### To be done
Write out the listing from the line with "Rebuild this chart" to the line with "[0.000270, -0.000218, -0.000100];", both lines included, exactly and nothing beyond. Leave pictures out.

### Dataset extract
--- start ---

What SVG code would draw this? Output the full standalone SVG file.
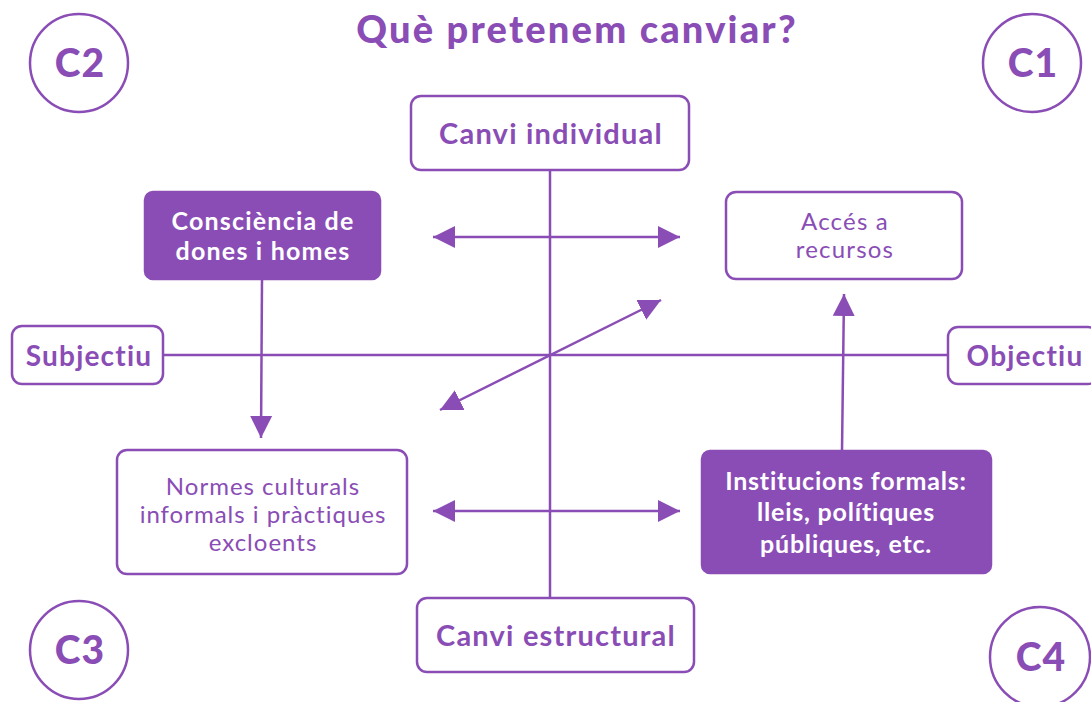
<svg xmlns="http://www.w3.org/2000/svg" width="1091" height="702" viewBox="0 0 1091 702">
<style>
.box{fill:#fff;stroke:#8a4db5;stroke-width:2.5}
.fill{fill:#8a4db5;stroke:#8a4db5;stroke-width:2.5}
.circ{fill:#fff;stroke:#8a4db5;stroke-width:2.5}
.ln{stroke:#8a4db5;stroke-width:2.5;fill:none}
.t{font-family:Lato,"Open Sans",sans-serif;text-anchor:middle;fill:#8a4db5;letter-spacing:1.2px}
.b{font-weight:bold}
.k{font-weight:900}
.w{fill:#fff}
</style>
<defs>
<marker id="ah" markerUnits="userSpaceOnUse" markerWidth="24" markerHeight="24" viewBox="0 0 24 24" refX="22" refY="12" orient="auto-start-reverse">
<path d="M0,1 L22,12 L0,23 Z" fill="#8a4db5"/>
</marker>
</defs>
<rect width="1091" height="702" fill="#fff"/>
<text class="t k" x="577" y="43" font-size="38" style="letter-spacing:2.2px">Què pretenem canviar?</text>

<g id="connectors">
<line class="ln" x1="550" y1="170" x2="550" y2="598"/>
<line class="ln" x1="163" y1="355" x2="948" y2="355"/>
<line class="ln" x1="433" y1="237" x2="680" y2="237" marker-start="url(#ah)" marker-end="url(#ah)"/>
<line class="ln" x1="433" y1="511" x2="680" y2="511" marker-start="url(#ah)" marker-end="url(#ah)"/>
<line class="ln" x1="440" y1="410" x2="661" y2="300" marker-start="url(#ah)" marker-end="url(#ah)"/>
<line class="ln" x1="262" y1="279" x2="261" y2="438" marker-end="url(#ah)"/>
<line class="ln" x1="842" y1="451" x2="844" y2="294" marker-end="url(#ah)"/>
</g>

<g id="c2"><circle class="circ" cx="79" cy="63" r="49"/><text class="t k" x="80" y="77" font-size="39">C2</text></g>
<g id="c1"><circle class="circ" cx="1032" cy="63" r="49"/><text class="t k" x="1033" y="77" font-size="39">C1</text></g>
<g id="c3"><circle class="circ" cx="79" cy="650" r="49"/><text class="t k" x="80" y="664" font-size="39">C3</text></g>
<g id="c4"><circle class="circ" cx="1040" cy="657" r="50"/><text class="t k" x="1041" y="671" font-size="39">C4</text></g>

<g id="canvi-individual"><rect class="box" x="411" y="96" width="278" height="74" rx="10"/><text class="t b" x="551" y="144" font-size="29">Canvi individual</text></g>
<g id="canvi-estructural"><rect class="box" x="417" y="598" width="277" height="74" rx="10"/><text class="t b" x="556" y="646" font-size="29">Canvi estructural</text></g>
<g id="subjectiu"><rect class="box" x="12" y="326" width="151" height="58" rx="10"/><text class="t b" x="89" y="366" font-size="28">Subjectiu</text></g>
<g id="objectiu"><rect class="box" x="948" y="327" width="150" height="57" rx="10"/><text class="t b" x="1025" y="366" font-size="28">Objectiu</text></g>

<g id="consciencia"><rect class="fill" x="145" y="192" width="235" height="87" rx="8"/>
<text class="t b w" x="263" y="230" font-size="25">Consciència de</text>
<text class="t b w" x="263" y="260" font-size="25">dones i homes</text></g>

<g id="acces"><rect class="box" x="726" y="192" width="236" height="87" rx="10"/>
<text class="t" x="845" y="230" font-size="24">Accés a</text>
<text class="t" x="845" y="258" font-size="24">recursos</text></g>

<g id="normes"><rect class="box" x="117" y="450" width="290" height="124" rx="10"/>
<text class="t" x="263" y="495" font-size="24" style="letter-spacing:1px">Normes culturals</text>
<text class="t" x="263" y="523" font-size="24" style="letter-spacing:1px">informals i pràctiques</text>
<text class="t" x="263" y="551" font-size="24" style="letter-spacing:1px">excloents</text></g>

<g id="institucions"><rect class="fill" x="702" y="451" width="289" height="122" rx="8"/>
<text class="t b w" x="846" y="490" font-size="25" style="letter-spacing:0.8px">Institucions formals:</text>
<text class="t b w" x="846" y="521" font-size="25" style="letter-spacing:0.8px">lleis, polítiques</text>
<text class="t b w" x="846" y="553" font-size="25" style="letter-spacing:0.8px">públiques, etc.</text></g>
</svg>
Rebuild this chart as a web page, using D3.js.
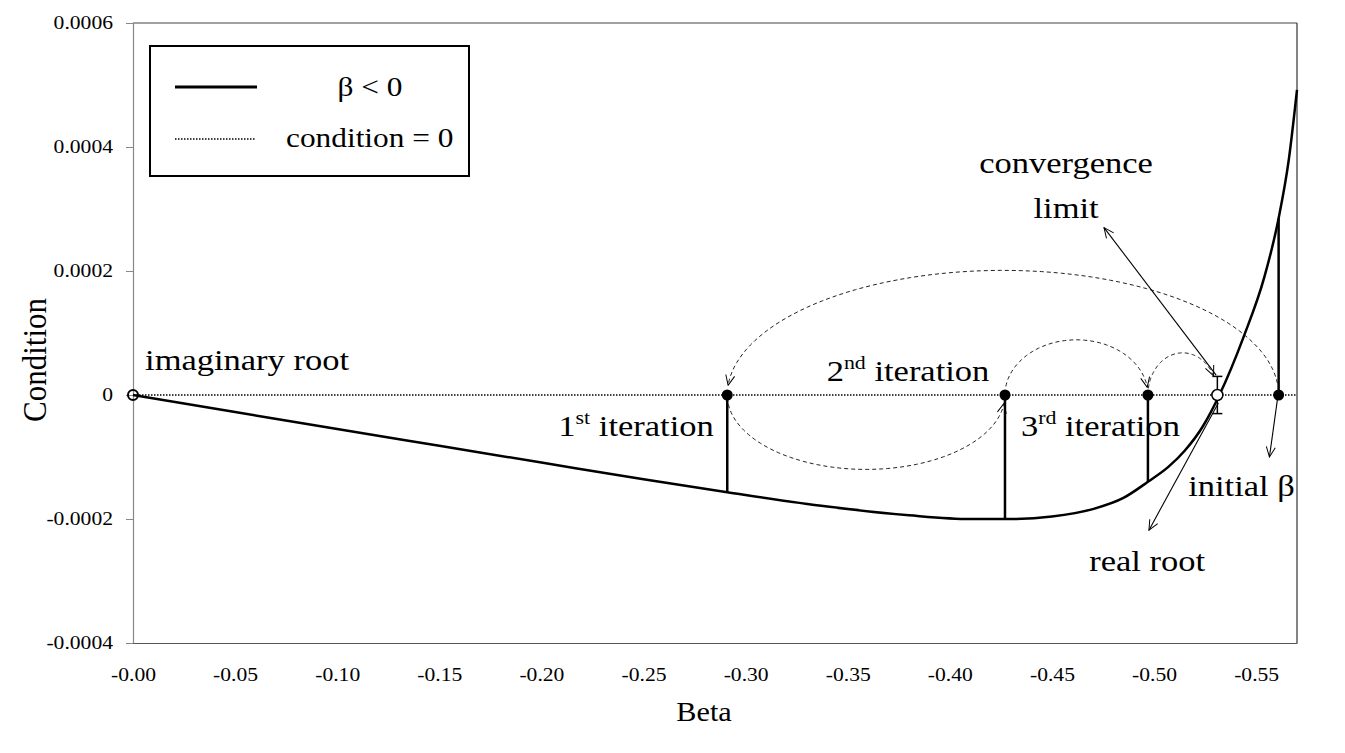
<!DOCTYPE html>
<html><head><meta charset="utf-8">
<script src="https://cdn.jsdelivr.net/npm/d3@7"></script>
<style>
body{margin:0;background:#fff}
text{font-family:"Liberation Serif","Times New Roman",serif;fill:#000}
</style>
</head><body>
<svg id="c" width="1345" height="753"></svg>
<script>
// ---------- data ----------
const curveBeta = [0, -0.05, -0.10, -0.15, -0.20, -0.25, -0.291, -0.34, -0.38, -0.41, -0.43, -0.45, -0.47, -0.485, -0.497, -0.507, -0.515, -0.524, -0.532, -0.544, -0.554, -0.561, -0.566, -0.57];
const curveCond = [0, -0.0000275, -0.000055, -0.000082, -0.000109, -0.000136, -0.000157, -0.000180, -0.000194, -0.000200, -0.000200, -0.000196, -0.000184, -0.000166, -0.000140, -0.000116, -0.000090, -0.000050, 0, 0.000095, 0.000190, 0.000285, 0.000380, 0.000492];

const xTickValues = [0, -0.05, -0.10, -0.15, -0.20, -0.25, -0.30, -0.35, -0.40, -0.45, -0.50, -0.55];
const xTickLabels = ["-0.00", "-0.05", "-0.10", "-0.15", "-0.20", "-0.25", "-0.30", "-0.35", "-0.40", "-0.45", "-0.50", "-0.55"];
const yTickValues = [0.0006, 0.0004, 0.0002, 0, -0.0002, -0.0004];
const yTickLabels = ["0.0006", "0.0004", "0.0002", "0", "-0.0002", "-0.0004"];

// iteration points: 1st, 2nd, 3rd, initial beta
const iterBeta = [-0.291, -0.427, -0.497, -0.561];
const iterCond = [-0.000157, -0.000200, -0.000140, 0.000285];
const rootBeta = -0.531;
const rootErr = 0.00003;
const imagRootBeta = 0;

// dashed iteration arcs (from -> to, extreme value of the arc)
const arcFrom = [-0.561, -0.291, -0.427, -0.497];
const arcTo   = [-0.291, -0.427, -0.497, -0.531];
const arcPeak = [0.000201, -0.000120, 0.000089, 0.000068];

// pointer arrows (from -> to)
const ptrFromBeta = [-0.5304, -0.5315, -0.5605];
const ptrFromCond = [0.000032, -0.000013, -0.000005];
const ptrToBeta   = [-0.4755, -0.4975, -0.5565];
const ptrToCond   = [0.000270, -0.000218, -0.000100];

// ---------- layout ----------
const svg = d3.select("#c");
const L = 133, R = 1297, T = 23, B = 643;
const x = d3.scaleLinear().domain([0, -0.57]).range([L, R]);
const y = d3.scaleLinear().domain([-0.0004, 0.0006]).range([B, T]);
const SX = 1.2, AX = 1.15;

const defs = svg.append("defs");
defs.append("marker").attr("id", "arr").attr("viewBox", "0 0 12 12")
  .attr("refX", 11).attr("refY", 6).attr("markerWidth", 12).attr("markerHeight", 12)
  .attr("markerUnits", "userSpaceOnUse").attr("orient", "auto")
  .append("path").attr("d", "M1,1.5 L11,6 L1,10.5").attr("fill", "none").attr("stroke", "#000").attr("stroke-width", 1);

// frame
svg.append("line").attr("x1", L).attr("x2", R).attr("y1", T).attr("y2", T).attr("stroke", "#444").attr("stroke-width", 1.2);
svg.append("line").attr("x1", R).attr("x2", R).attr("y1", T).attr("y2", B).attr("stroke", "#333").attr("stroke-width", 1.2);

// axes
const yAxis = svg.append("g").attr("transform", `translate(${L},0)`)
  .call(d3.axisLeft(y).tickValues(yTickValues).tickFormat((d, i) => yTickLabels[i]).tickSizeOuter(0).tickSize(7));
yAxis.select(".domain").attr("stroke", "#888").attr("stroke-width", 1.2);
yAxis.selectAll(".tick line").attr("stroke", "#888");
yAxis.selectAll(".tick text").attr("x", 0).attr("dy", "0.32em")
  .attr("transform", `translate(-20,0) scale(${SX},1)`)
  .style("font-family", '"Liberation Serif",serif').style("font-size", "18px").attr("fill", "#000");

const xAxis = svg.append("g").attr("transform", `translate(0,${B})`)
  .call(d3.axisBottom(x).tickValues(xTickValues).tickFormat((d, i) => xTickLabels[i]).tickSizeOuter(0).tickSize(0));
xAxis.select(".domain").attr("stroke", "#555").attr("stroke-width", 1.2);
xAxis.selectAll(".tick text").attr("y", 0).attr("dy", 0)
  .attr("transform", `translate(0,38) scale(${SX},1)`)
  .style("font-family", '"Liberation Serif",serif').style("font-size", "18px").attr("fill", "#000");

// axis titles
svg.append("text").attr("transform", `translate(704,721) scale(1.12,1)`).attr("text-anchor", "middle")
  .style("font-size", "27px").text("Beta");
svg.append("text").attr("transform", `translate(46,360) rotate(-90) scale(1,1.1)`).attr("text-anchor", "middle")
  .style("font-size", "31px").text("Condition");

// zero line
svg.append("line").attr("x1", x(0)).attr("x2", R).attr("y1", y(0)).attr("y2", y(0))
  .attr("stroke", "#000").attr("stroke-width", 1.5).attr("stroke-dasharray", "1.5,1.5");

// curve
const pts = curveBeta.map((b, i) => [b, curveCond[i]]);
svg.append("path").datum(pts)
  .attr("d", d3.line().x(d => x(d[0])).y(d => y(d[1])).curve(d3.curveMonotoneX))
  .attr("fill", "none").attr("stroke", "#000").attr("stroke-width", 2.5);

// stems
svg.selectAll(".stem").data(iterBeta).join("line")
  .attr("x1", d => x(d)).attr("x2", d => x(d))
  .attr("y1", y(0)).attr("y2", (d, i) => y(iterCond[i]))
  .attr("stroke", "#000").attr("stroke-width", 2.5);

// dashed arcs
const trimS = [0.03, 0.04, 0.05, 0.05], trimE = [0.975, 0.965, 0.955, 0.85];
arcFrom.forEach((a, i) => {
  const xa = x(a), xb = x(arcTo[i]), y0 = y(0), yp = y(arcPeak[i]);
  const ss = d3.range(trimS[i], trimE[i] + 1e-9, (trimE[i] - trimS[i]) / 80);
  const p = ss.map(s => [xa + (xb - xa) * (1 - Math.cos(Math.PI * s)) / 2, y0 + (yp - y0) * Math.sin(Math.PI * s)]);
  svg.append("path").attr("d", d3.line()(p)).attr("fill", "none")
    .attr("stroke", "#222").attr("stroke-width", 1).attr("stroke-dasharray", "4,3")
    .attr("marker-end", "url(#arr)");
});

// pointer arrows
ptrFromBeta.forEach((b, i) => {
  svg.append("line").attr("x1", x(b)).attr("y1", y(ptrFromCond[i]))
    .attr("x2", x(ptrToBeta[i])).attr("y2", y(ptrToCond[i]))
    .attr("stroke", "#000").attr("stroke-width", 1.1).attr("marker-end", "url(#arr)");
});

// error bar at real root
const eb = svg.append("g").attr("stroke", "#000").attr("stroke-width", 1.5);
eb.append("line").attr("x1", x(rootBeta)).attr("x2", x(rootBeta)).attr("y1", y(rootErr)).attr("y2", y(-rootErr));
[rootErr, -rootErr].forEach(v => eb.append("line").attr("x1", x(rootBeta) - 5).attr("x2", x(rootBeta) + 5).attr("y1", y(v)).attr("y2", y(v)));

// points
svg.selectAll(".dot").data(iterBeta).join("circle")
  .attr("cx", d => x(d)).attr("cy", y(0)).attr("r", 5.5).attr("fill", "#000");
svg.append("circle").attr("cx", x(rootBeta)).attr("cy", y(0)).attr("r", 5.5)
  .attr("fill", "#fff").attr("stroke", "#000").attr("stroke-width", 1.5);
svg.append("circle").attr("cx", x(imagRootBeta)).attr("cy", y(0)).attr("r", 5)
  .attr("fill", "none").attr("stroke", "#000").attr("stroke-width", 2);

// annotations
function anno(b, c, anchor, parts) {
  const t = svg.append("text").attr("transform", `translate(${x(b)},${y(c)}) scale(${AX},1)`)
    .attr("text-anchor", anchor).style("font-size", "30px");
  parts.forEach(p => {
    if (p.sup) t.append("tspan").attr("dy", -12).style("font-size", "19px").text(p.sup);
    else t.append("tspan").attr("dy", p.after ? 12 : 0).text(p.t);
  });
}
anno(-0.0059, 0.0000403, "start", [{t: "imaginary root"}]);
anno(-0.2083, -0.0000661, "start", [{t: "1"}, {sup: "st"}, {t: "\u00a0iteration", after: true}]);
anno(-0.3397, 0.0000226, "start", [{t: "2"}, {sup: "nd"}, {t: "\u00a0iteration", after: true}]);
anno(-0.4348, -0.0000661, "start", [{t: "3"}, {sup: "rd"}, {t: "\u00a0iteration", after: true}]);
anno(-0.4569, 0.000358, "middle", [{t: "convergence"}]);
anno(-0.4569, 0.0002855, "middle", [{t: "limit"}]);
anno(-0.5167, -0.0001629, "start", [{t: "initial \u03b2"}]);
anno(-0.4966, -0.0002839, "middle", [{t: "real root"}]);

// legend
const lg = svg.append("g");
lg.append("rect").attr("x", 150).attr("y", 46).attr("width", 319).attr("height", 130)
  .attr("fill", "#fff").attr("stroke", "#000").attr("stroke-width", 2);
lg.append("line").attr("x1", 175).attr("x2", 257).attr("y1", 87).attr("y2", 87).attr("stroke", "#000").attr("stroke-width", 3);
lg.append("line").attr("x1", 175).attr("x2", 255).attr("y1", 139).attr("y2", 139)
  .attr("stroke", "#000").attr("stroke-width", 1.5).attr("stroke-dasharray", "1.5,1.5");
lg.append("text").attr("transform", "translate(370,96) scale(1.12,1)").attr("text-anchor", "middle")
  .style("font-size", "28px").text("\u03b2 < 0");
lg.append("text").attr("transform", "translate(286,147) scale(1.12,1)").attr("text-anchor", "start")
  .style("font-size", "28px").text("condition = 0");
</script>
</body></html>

--- end ---

### In response
Rebuild this chart as a web page, using D3.js.
<!DOCTYPE html>
<html><head><meta charset="utf-8">
<script src="https://cdn.jsdelivr.net/npm/d3@7"></script>
<style>
body{margin:0;background:#fff}
text{font-family:"Liberation Serif","Times New Roman",serif;fill:#000}
</style>
</head><body>
<svg id="c" width="1345" height="753"></svg>
<script>
// ---------- data ----------
const curveBeta = [0, -0.05, -0.10, -0.15, -0.20, -0.25, -0.291, -0.34, -0.38, -0.41, -0.43, -0.45, -0.47, -0.485, -0.497, -0.507, -0.515, -0.524, -0.532, -0.544, -0.554, -0.561, -0.566, -0.57];
const curveCond = [0, -0.0000275, -0.000055, -0.000082, -0.000109, -0.000136, -0.000157, -0.000180, -0.000194, -0.000200, -0.000200, -0.000196, -0.000184, -0.000166, -0.000140, -0.000116, -0.000090, -0.000050, 0, 0.000095, 0.000190, 0.000285, 0.000380, 0.000492];

const xTickValues = [0, -0.05, -0.10, -0.15, -0.20, -0.25, -0.30, -0.35, -0.40, -0.45, -0.50, -0.55];
const xTickLabels = ["-0.00", "-0.05", "-0.10", "-0.15", "-0.20", "-0.25", "-0.30", "-0.35", "-0.40", "-0.45", "-0.50", "-0.55"];
const yTickValues = [0.0006, 0.0004, 0.0002, 0, -0.0002, -0.0004];
const yTickLabels = ["0.0006", "0.0004", "0.0002", "0", "-0.0002", "-0.0004"];

// iteration points: 1st, 2nd, 3rd, initial beta
const iterBeta = [-0.291, -0.427, -0.497, -0.561];
const iterCond = [-0.000157, -0.000200, -0.000140, 0.000285];
const rootBeta = -0.531;
const rootErr = 0.00003;
const imagRootBeta = 0;

// dashed iteration arcs (from -> to, extreme value of the arc)
const arcFrom = [-0.561, -0.291, -0.427, -0.497];
const arcTo   = [-0.291, -0.427, -0.497, -0.531];
const arcPeak = [0.000201, -0.000120, 0.000089, 0.000068];

// pointer arrows (from -> to)
const ptrFromBeta = [-0.5304, -0.5315, -0.5605];
const ptrFromCond = [0.000032, -0.000013, -0.000005];
const ptrToBeta   = [-0.4755, -0.4975, -0.5565];
const ptrToCond   = [0.000270, -0.000218, -0.000100];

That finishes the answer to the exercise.